Once a month, empty the rosette by turning the plant upside down, then refill with fresh water. The compost should also be watered, but not much – simply ensure it never dries out fully. Add a house plant fertiliser when watering the rosette, though use it at half strength, and only feed during the spring and summer months.
Billbergia ‘Hallelujah’: baby plants developing around a spent central plant
An unusual characteristic of bromeliads is that their central rosette will often die after flowering. After this happens, the plant will produce several babies at its base. The baby plants can be left in the original pot, and they can also be divided into more plants. When dividing bromeliads, it’s best to wait until the babies are at least 10-15cm long.
Lift the main plant out of its pot to remove the individual baby plants, being careful not to damage any roots attached to the new plants. Pot each of the baby plants in house plant compost then water both the compost and the rosette. Rooting takes around a month. Alternatively, you can wait until the main plant begins to die off, then cut it out and leave the babies to grow where they are.
It’s rare for indoor bromeliads to suffer from pests, but occasionally they can attract mealybug, scale and red spider mites. The first two are slow-moving insects that feed on sap and often the first symptom you’ll spot is stickiness on the leaves or nearby surfaces. As the insects feed, they release sugary sap, which becomes sticky and can attract black sooty mould. The best way to control these pests is to wipe them off manually with a damp cloth, but you can also spray with a systemic insecticide.

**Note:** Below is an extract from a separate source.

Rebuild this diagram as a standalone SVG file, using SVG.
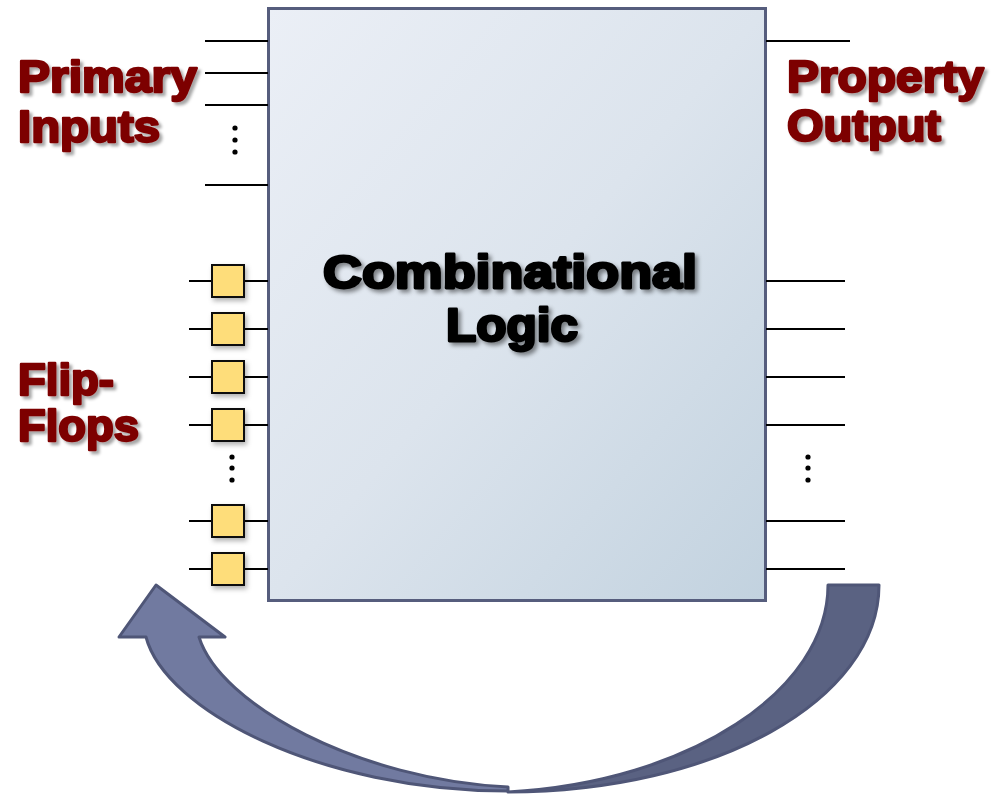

Tiny red spider mites are so small that they’re difficult to see. Look out for fine webbing between the leaves and yellow mottling on the surfaces. Mites are hard to control and few insecticides will work, but as they dislike a humid atmosphere, it’s worth spraying your plants with water and standing them on a tray filled with damp gravel. You can also try sprays containing plant oils.